The Holy Virgin Mary, a painting done in 1996 by Chris Ofili, a London-based artist of Nigerian descent, is a monumental piece in which paper, oil and glitter and -- oh, yes -- elephant dung have been used to create a meticulous pointillist image of a black Madonna. Elephant dung, sacred to some Nigerians, is a specialty of Ofili's, and works like The Holy Virgin Mary cinched last year's prestigious Turner Prize, given by the venerable Tate Gallery, for the Anglo-African painter. Though most news accounts describe the painting as having been "smeared" with dung, Ofili has actually applied it quite carefully. Interestingly, like Serrano, Ofili was raised as a Roman Catholic.

As was the case the last time, it is a conservative New York Republican who is making political hay by attacking contemporary art. Last time it was former senator Alfonse D'Amato. This time it is New York mayor Rudolph Giuliani, who is following in the footsteps of his old friend and supporter. Giuliani is using the situation as a way to bash the more art-friendly Democrats, and since art is such a weak player in society, it can easily be used as a club.

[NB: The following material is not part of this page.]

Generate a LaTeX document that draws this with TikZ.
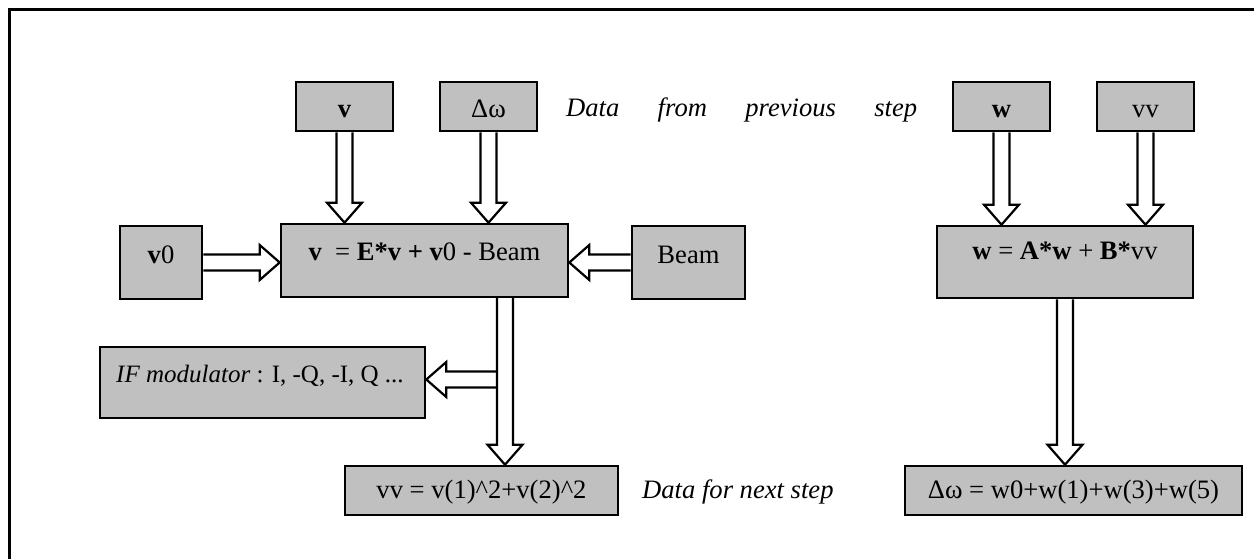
\documentclass[tikz,border=0pt]{standalone}
\usepackage{fontspec}
\setmainfont{Liberation Serif}
\usetikzlibrary{calc}
\definecolor{boxgray}{RGB}{192,192,192}
\tikzset{
  box/.style={draw=black, line width=2.6pt, fill=boxgray, inner sep=0pt},
  lbl/.style={inner sep=0pt, anchor=base, font=\fontsize{26.6}{32}\selectfont},
  arr/.style={draw=black, line width=2.2pt, line join=miter},
}
\newcommand\blockarrow[2]{%
  \coordinate (ba-h) at ($(#2)!20pt!(#1)$);
  \draw[arr] ($(#1)!8pt!90:(#2)$) -- ($(ba-h)!8pt!90:(#2)$) -- ($(ba-h)!17.5pt!90:(#2)$)
    -- (#2) -- ($(ba-h)!17.5pt!-90:(#2)$) -- ($(ba-h)!8pt!-90:(#2)$) -- ($(#1)!8pt!-90:(#2)$);
}
\begin{document}
\begin{tikzpicture}[x=1pt,y=-1pt]
\useasboundingbox (0,0) rectangle (1254,559);
% frame
\draw[line width=3pt] (9,559) -- (9,10) -- (1254,10);

% left part boxes
\node[box, minimum width=97pt, minimum height=49pt] (vtop) at (344.5,106.5) {};
\node[box, minimum width=97pt, minimum height=49pt] (dwtop) at (488.5,106.5) {};
\node[box, minimum width=287pt, minimum height=73pt] (main) at (424.5,260.5) {};
\node[box, minimum width=82pt, minimum height=73pt] (vzero) at (161,262.5) {};
\node[box, minimum width=113pt, minimum height=73pt] (beam) at (688.5,262.5) {};
\node[box, minimum width=325pt, minimum height=71pt] (ifm) at (262.5,382.5) {};
\node[box, minimum width=273pt, minimum height=49pt] (vv) at (481.5,490.5) {};

% right part boxes
\node[box, minimum width=97pt, minimum height=49pt] (wtop) at (1001.5,106.5) {};
\node[box, minimum width=97pt, minimum height=49pt] (vvtop) at (1145.5,106.5) {};
\node[box, minimum width=256pt, minimum height=72pt] (rmain) at (1065,262) {};
\node[box, minimum width=337pt, minimum height=49pt] (dw) at (1073.5,490.5) {};

% texts
\node[lbl] (t-vtop) at (344.5,117.5) {\textbf{v}};
\node[lbl] (t-dwtop) at (488.5,117.5) {Δω};
\node[lbl] (t-main) at (424.5,260) {\textbf{v}\ \ = \textbf{E*v + v}0 - Beam};
\node[lbl] (t-vzero) at (161,263) {\textbf{v}0};
\node[lbl] (t-beam) at (688.5,263) {Beam};
\node[lbl, anchor=base west, font=\fontsize{25}{30}\selectfont] (t-ifm) at (116,382) {\textit{IF modulator} : I, -Q, -I, Q ...};
\node[lbl] (t-vv) at (481.5,498) {vv = v(1)\^{}2+v(2)\^{}2};
\node[lbl] (t-wtop) at (1001.5,118) {\textbf{w}};
\node[lbl] (t-vvtop) at (1145.5,118) {vv};
\node[lbl] (t-rmain) at (1065,259) {\textbf{w} = \textbf{A*w} + \textbf{B*}vv};
\node[lbl] (t-dw) at (1073.5,498) {Δω = w0+w(1)+w(3)+w(5)};
\node[lbl, anchor=base west] (t-prev) at (566,117) {\makebox[351pt][s]{\itshape Data from previous step}};
\node[lbl, anchor=base west] (t-next) at (642,498) {\itshape Data for next step};

% arrows
\blockarrow{vtop.south}{vtop.south |- main.north}
\blockarrow{dwtop.south}{dwtop.south |- main.north}
\blockarrow{vzero.east}{vzero.east -| main.west}
\blockarrow{beam.west}{beam.west -| main.east}
\coordinate (mdown) at (505,297);
\blockarrow{mdown}{mdown |- vv.north}
\coordinate (tap) at (497,379.5);
\blockarrow{tap}{tap -| ifm.east}
\blockarrow{wtop.south}{wtop.south |- rmain.north}
\blockarrow{vvtop.south}{vvtop.south |- rmain.north}
\blockarrow{rmain.south}{rmain.south |- dw.north}
\end{tikzpicture}
\end{document}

Giuliani's office has threatened to revoke the lease of the Brooklyn Museum -- a lease, by the way, that dates back to the nineteenth century. The mayor has also threatened to revoke the museum's city funding, to turn off the electricity, and to fire and replace its board of directors. In response, the museum has filed a lawsuit to stop the city.

Whatever the outcome of this current assault on free expression in the fine arts, the art world, like last time, will wind up losing -- and not just in terms of funding. Instead of having a real aesthetic discussion about whether Ofili and the other artists in Sensation are any good, museum professionals, artists and critics have been forced to defend the show as a symbol of freedom. Although this self-censorship is an appropriate response, given the dire straits in which art once again finds itself, it precludes open criticism.

Sadly, the tenor of the times forbids such a luxury.